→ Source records
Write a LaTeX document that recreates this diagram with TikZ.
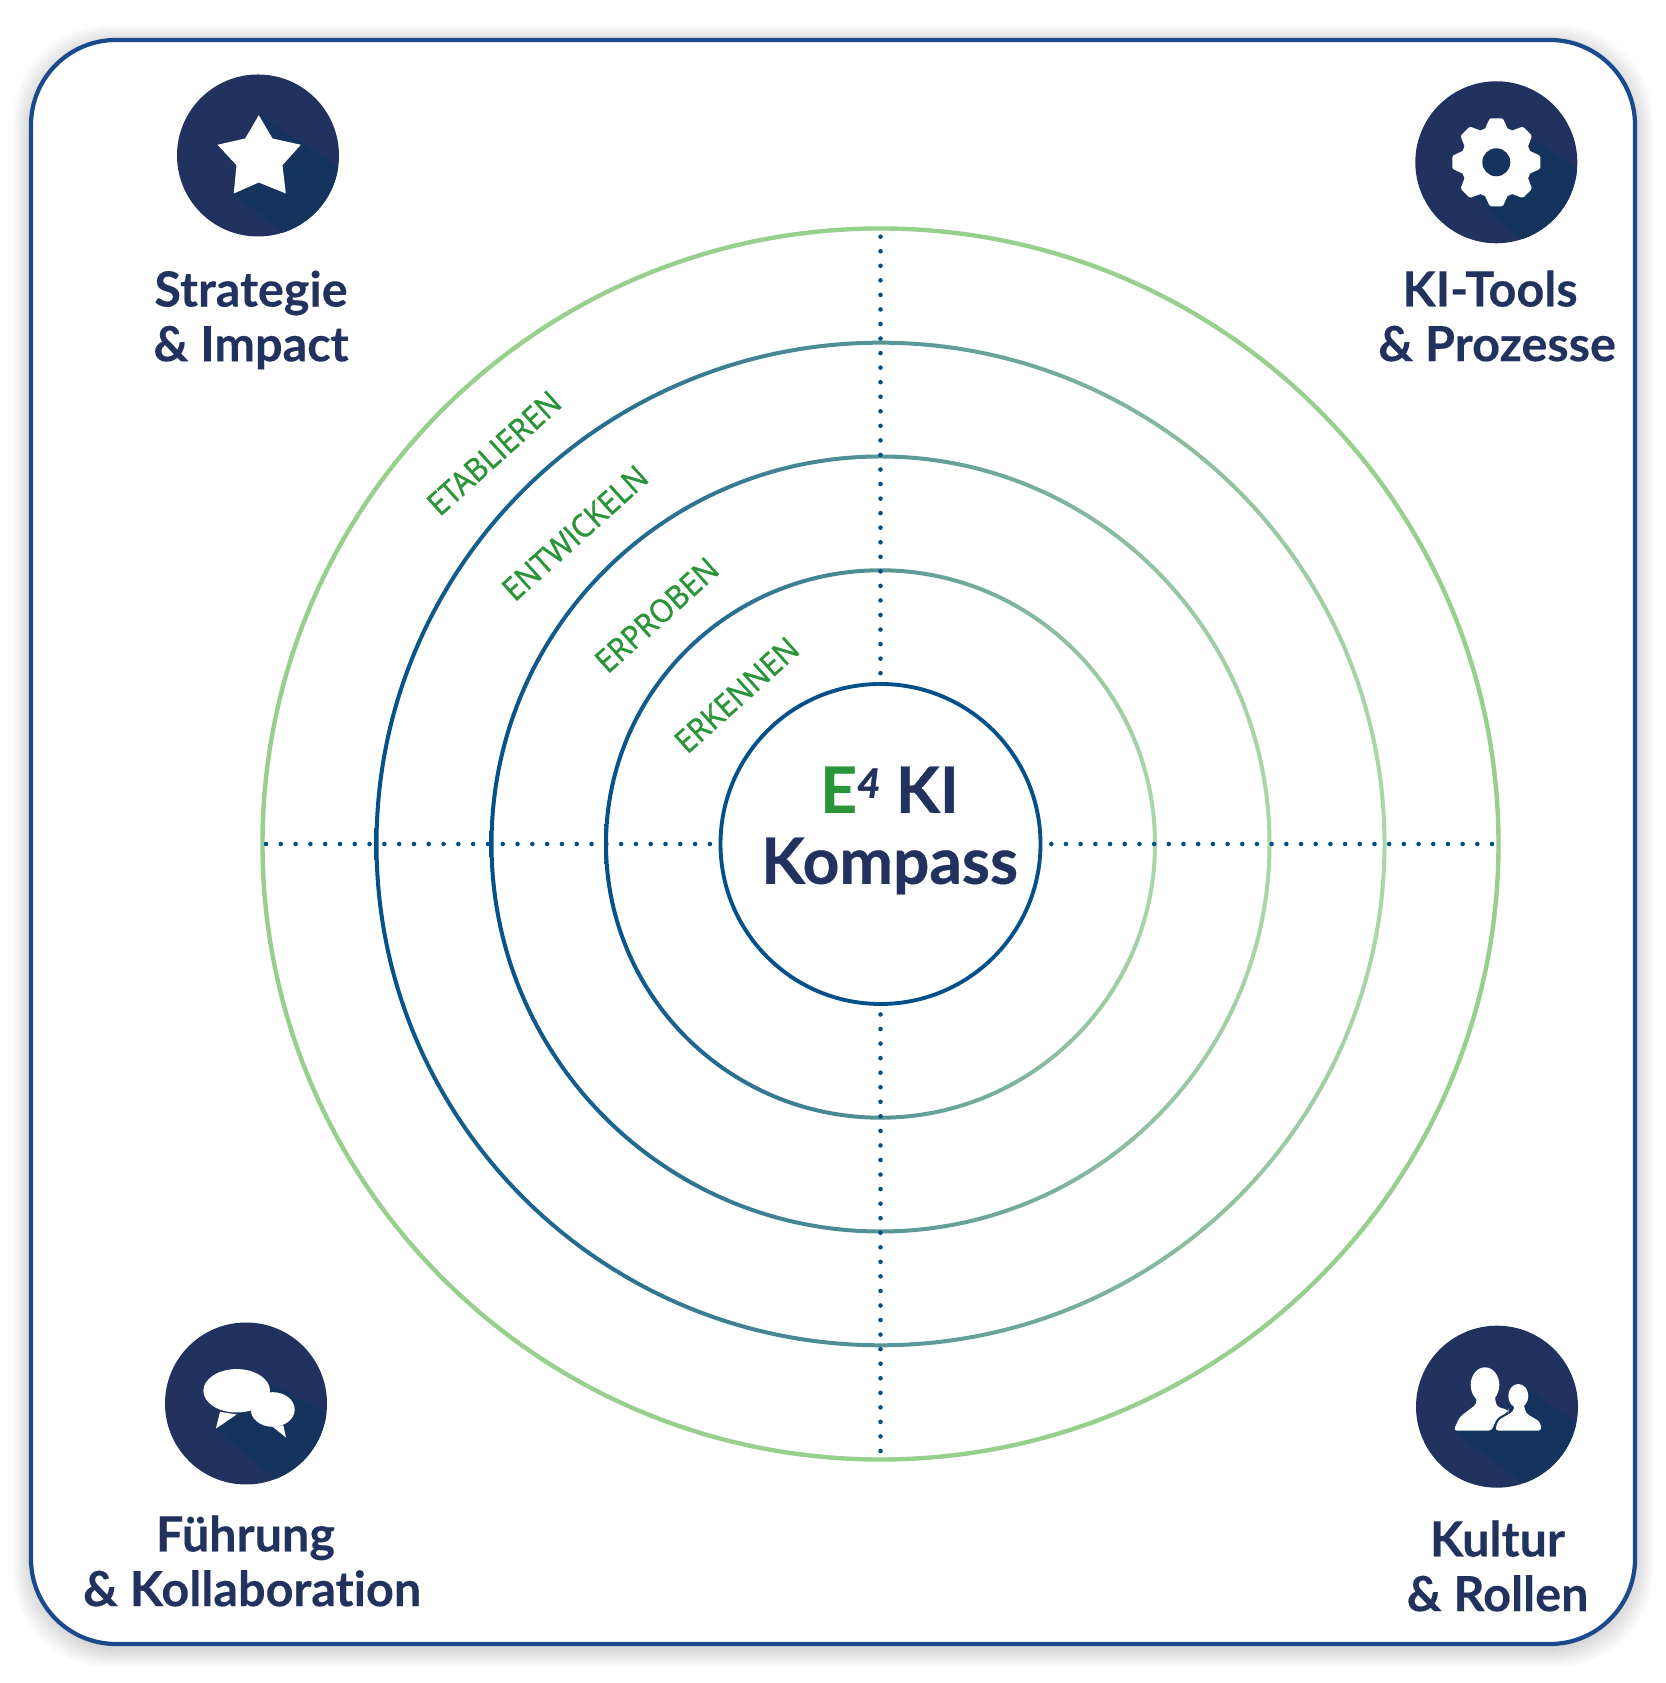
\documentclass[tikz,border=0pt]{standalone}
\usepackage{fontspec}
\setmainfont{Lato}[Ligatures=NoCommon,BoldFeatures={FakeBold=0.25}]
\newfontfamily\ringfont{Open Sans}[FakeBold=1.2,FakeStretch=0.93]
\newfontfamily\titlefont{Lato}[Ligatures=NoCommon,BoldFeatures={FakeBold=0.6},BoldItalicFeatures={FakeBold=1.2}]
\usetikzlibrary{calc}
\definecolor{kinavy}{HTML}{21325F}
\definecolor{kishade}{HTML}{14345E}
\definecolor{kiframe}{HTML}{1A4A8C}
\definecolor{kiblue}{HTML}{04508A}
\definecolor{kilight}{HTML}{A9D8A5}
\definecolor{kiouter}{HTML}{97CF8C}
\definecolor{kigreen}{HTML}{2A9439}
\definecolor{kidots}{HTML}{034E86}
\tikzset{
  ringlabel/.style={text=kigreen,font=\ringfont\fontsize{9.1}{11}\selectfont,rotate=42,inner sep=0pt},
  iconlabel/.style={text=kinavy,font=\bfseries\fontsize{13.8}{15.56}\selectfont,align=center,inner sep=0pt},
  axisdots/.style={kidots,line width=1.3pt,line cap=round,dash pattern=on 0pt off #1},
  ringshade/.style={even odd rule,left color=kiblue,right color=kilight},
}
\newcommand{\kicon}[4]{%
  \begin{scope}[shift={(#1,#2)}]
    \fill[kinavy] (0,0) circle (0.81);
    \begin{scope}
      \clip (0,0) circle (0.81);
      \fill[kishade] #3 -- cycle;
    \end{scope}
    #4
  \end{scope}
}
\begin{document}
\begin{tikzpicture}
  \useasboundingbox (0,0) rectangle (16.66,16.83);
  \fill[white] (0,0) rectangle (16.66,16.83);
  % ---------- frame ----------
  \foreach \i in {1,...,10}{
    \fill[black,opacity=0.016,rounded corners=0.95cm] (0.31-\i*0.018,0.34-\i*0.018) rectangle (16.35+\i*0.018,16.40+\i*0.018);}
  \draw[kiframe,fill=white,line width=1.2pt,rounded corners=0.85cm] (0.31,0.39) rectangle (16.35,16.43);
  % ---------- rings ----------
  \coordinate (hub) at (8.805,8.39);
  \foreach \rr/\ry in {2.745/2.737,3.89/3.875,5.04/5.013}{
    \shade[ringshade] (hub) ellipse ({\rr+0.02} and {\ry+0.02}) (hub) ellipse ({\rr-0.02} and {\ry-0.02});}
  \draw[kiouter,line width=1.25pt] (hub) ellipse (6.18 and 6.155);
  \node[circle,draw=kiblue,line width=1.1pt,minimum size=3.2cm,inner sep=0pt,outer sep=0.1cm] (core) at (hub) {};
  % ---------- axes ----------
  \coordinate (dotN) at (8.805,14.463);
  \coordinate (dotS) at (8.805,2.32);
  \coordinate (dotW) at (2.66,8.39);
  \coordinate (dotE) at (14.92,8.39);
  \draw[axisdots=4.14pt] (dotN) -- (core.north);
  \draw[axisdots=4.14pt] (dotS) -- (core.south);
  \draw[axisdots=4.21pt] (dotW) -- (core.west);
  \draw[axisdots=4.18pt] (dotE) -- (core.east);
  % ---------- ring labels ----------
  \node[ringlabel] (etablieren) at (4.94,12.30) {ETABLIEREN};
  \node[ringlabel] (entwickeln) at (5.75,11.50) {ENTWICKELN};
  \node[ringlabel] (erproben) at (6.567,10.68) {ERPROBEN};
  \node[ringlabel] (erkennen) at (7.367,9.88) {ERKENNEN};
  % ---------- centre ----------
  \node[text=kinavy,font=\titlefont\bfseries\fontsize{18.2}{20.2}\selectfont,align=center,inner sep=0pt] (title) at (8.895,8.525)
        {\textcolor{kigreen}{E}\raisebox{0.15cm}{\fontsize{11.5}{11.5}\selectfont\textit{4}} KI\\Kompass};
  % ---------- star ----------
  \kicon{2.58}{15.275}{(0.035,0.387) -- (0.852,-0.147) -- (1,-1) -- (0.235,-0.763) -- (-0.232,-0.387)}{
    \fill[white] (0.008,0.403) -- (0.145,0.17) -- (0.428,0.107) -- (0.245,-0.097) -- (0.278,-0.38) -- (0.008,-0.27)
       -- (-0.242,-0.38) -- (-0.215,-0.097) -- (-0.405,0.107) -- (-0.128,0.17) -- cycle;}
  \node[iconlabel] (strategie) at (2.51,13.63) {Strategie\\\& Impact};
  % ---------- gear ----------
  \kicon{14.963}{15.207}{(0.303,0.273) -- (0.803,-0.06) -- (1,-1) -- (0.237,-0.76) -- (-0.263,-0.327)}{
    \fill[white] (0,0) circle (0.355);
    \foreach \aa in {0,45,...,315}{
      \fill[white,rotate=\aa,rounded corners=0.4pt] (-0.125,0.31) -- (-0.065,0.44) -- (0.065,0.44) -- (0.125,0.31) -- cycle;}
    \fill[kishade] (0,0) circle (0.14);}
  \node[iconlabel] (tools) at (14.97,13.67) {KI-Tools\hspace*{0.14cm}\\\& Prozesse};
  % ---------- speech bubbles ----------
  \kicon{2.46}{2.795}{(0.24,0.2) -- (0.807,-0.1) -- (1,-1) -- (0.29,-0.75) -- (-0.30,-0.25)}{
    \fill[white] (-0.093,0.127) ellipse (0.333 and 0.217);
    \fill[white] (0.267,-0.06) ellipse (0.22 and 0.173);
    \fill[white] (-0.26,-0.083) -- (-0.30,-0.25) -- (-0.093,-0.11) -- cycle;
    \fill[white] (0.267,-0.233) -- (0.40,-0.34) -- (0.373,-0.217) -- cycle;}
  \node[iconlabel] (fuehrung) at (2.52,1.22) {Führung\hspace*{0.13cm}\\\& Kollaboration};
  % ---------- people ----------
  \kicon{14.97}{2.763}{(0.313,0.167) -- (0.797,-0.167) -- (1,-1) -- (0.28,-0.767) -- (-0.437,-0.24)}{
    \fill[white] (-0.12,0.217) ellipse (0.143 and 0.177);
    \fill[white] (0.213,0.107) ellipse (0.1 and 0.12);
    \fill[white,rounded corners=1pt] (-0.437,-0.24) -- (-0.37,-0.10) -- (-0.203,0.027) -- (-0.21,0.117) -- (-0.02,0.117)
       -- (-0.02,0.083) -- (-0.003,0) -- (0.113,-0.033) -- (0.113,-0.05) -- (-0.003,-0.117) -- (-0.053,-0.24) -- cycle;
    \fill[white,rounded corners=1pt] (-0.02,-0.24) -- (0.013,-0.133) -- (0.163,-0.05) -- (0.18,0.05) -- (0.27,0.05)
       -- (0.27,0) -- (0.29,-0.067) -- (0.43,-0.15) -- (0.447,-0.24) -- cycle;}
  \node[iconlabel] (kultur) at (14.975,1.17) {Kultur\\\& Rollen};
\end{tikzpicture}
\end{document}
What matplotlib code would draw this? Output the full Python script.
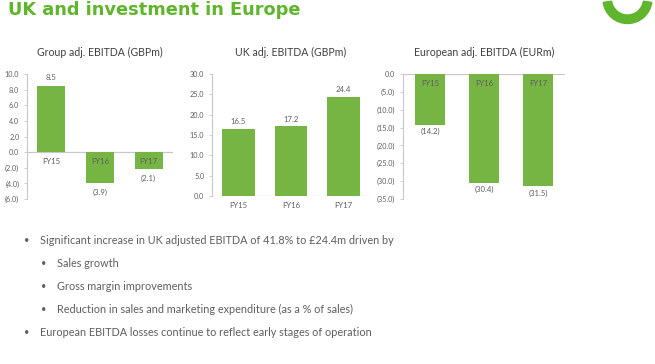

→ GOAL
Using the material above, copy every line in which the string "this" occurs.

→ FINISHED EXERCISE
Write a LaTeX document that recreates this diagram with TikZ.
What matplotlib code would draw this? Output the full Python script.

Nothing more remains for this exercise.